In 1989 The Gay Men’s Press brought together the largest collection of Duncan Grant’s homoerotic work that had been seen together in a volume titled Private, with an extensive and informative biographical and contextual introduction by the writer and film producer Douglas Blair Turnbaugh. Turnbaugh’s text remains the best introduction to Grant’s erotic work, explaining that ‘Through his art, Duncan Grant bequeathes to anybody with liberated common sense this legacy of interpretation of his consciously personal, original experience. What incredible power these fragile, vulnerable images hold for us today. It is a legacy of optimism and hope in time of despair. Duncan uses allegory, metaphor, thought, reality and fantasy to make his statements, but he never uses them to protect himself, and he certainly never uses a figleaf or posing strap as a concession to the bowdlerisers. In Duncan’s work, there is no code to break.’
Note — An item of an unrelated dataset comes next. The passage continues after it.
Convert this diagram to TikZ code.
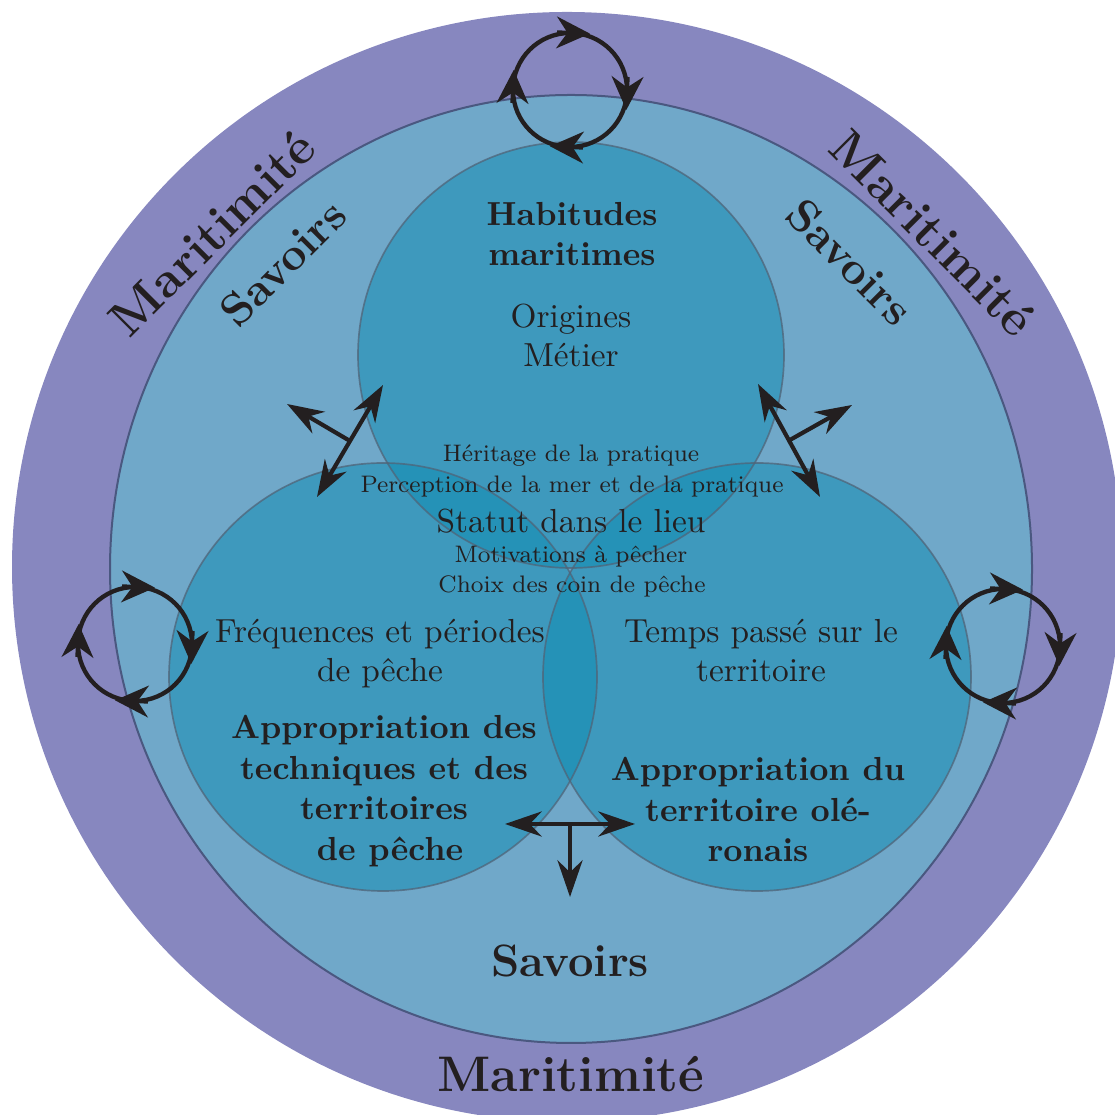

As a postscript to the Private collection, in October 2020 an extraordinary stash of more than four hundred erotic drawings by Duncan Grant, long thought to have been destroyed, came to light. It had secretly been passed down over the decades from friend to friend and lover to lover. In May 1959 Grant gave his friend Edward le Bas a folder marked ‘these drawings are very private’, and the story in Bloomsbury circles was that the drawings had been destroyed, probably by Le Bas’s sister. However, it turned out that Le Bas had given them to the gay gallery owner Eardley Knollys, who when he died in 1991 left them to Mattei Radev, a Bloomsbury mainstay who as a younger man had had a secret, tortured affair with E.M. Forster. Radev then became the partner of theatre designer Norman Coates, who for years stored the drawings in plastic folders under his bed.
Rather than sell the collection on the open market, Coates generously offered them to The Charleston Trust, explaining that ‘They need to be kept together, a body of work that talks of love. Of course at a time they were made it was a love that was illegal, so he was never able to share the works. How we see them now will be very different.’